Those Sizzling Shindigs
The key to a fun event is not copious amounts of coinage. It is, in fact, about owning a snazzy bone that’s up for anything. Hiring a dancer from Turkey or mixologists from Russia or ropewalkers from Estonia is easy. But how involved are the guests in such celebrations? The novelties of these often-sighted holiday attractions may lack charm when pinched from their authentic surroundings. Planning such soirees is a task; execution at these scales can be much more arduous.
It’s no wonder that Gurleen Puri, Neelabh Kapoor, and Dave Chang for Vivek Sahni Designs (VSD) prefer those parties known more for displaying style sans fiscal bravura. “Parties don’t have that fun factor that used to exist earlier. People were far more experimental and their parties were far more interactive,” Puri reminisces. Today she can’t fathom the thought of hiring fisherwomen to add to the ambience and greeting guests like she had a decade ago. Another time she invited a Kathakali dancer who invoked the curiosity of his audience when he plunged into the elaborate dressing-up ritual, right in the middle of the hall. Everyone wanted to participate, and as he moved through the crowd, they picked up onto his energetic vibe.
These may not be as avant-garde as the ones she orchestrates regularly. But reminiscing today, the one party that pushes sentimental buttons was a small gathering of sweet elderly ladies for the birthday lunch of their 87-year-old friend. Her crown shaped cake was wheeled in on dry ice and decorated with sparklers. The bar was inspired by Snow White and they were served mocktails in much the manner of fairy-tale princesses.
For Neelabh Kapoor, speaking about a particular mehendi function is what turns him into an overtly garrulous man. The bar was titled Daaru Desi, held a larger-than-life boom box with trumpets as horns, and huge cassettes as the bar’s fascia. Another part, inspired from Lahore’s Sheesh Mahal, worked with reflections using water. A carnival feel took over a third of the room. One wall held an installation of bicycles drowned in white, and carried tiered lunch boxes. Old rum bottles held pompoms to make centrepieces. Tables were built from cycle rims; old cola wooden boxes, layered with cushions, made for seats. Guests sat on vintage barber chairs while professionals applied henna on their palms. The bride and groom themselves sat in thrones decorated with LED lights. The theme – horn-okay-please – called for bling. “When you work with many elements, you create something which is anything but monotonous. You get so involved with it that it becomes a beautiful reflection of your art.”
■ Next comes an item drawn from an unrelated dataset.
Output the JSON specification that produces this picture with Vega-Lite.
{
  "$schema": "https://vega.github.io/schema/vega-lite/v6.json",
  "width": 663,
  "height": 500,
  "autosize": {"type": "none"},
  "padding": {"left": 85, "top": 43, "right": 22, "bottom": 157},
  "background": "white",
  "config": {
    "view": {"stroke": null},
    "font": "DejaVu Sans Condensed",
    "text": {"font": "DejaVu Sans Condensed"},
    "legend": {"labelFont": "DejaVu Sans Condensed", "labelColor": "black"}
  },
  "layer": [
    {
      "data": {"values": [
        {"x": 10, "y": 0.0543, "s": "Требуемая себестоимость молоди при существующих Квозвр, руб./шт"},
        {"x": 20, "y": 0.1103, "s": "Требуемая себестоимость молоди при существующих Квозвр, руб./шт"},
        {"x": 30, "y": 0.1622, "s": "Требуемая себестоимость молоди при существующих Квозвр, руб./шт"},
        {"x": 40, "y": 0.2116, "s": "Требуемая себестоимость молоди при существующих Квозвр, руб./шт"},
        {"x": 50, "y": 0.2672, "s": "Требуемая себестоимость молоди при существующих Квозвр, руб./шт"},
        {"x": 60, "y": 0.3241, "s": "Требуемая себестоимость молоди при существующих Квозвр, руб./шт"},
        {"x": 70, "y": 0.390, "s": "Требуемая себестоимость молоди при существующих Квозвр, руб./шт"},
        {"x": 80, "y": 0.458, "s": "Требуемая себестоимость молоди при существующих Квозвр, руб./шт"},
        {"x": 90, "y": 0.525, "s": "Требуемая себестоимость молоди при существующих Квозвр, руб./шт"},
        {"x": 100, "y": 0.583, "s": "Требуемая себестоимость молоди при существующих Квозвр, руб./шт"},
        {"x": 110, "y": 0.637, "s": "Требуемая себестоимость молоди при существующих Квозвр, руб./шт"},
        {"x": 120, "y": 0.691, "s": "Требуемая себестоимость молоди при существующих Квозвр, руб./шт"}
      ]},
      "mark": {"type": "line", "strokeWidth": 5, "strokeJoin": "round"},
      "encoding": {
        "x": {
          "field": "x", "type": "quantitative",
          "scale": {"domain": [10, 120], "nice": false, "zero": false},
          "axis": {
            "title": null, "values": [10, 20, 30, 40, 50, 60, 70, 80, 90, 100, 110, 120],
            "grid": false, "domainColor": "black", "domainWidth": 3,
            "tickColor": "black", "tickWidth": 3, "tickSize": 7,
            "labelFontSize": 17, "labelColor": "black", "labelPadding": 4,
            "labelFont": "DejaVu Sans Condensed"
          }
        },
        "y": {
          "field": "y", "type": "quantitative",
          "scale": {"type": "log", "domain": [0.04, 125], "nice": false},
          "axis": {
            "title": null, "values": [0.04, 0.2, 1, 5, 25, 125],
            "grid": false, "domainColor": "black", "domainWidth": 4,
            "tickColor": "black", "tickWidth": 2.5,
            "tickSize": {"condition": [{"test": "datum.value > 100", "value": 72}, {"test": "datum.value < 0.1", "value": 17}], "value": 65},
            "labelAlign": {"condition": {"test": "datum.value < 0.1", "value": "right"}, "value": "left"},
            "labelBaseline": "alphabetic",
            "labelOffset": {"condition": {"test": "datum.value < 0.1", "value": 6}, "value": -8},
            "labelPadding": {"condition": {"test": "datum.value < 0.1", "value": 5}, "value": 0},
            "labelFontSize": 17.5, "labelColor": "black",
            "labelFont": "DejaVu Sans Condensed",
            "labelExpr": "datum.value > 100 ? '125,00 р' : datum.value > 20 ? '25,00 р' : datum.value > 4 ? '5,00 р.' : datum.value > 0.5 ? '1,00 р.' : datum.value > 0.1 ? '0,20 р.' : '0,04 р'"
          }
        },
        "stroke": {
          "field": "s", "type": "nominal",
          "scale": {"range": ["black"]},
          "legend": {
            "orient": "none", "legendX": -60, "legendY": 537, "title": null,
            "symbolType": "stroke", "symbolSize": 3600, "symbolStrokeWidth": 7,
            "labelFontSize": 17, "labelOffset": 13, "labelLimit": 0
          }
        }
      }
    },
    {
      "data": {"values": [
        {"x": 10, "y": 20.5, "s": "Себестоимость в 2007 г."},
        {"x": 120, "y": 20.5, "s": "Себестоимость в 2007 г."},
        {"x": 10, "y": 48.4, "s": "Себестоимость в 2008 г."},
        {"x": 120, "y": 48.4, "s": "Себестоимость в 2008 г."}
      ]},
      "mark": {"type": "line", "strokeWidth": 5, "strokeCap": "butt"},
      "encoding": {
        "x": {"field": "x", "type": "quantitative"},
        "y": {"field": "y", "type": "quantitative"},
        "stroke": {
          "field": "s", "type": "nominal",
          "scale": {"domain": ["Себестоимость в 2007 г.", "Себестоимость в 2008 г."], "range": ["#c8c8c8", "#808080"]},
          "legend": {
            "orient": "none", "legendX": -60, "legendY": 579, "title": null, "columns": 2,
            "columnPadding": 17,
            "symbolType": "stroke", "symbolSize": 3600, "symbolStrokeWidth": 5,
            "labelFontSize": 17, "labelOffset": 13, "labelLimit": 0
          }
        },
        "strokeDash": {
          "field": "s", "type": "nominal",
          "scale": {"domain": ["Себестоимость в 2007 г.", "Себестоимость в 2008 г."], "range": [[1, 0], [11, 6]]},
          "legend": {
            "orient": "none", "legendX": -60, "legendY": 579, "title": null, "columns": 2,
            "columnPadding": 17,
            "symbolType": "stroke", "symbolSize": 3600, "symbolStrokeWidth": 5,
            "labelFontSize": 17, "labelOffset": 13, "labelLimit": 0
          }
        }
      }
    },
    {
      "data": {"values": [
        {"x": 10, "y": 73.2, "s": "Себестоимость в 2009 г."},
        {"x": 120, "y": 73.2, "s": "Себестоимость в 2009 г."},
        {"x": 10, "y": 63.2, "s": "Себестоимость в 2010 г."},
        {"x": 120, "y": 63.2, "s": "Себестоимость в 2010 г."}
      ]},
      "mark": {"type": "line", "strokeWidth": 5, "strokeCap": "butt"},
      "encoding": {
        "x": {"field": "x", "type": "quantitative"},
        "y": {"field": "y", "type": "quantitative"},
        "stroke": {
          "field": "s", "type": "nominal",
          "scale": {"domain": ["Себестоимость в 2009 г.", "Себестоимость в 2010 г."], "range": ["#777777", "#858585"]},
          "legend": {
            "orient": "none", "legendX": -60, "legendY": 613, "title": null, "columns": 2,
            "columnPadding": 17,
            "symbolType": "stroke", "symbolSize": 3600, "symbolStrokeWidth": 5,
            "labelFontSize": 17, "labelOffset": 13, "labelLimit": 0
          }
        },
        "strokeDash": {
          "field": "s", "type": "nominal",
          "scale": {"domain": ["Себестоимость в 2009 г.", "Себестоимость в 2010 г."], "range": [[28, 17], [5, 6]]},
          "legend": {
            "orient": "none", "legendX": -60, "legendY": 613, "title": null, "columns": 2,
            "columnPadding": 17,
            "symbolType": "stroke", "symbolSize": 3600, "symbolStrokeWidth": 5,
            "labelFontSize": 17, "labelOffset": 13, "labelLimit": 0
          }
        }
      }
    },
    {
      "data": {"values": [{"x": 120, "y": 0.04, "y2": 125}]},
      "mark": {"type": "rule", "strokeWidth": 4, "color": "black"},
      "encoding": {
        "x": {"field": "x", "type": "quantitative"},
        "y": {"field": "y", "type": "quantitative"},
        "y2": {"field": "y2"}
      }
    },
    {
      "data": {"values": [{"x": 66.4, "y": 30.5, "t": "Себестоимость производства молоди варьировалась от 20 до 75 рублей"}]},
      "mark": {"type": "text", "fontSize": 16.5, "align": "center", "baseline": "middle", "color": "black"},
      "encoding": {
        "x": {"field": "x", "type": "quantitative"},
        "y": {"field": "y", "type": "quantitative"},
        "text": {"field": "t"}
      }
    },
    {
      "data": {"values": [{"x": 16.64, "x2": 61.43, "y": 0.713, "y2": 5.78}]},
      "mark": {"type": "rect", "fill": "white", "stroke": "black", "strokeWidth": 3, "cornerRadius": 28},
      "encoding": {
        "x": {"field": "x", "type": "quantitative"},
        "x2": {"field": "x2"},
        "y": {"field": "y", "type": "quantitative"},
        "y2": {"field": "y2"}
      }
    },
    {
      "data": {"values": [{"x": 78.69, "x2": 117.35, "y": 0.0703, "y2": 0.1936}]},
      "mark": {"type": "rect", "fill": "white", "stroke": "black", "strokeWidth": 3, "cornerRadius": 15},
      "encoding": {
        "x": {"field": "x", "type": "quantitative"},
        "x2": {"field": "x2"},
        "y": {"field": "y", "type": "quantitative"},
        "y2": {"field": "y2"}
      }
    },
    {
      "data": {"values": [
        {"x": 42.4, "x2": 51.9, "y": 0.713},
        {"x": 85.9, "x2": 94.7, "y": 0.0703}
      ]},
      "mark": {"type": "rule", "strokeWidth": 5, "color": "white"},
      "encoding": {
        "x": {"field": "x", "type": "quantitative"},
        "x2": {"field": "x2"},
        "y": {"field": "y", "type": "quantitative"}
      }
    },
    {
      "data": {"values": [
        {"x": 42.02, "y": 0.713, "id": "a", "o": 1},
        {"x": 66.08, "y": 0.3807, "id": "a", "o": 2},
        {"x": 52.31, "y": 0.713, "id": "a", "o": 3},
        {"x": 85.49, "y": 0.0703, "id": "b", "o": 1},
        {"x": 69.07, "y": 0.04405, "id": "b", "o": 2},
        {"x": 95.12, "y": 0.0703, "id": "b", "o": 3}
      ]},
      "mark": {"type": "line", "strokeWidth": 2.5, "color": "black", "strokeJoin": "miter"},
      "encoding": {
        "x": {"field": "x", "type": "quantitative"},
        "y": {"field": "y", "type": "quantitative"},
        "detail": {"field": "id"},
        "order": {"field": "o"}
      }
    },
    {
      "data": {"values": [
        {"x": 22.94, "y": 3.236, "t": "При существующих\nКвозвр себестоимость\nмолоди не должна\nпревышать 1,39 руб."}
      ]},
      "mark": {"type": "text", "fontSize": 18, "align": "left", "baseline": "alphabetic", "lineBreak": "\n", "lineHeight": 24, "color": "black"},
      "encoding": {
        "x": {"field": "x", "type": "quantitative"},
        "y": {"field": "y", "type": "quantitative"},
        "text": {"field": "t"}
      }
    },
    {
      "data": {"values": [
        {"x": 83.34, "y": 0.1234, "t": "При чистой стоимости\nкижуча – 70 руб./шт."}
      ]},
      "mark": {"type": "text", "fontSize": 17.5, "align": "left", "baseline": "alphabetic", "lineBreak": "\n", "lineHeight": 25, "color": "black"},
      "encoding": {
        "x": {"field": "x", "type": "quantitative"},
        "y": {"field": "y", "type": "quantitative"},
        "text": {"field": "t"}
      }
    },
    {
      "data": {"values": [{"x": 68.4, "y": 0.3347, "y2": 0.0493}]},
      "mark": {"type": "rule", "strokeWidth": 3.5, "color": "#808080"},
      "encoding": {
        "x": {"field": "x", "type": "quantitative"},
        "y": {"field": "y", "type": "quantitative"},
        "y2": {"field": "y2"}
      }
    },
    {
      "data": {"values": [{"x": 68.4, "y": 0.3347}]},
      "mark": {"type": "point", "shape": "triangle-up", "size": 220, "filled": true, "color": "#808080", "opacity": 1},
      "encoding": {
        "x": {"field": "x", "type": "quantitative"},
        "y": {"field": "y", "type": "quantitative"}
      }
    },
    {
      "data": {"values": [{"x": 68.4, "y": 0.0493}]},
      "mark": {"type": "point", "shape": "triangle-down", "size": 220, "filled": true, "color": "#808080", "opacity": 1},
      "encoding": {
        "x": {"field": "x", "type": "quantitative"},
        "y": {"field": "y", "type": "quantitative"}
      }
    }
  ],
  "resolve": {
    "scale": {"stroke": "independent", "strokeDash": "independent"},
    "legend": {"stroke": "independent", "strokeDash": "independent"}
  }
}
And artistic flair is exactly what Dave Chang aims to imbue into each of his events. For instance, one with giant gold murals was triggered off from Warhol’s piss paintings. Of course they used vinegar instead! His squad is always up for a good challenge. So when another client insisted on James Cameron’s Avatar theme, it was a trial they really had to pre-prepare and then prepare for again. While the movie was built on special effects, the VSD crew had to balance the task of imbibing these in physical form, on a budget, without arriving at a poor reproduction of a spectacular masterpiece. The entire team struggled with creating life-like floating floral islands, and lamps patterned after jellyfish. “If it fits the budget and isn’t illegal then Bob’s your uncle!” is Chang’s motto.
When these artistes finally plan a do at home, it’s a cosy group that won’t go beyond 15! Chang says, “Great food, a lethal seasonal cocktail from a well-stocked bar and a very specific playlist…and of course the décor.”
For Puri, entertaining at home is all about serving home-cooked meals, but not without élan. They may not be as radical as one of her legendary themes conceived for clients 10 to 15 years ago: a room covered with leaves for a jungle party, or lace and leather for décor and dress for a bachelorette. Yet, guests have been dazzled with simple tea-light placements and flower arrangements.
Ask any of these three party planners about what would douse their fire, and they are unanimous in their answer: controlling and meddling clients, replication of what’s been done before, and a bad hair day.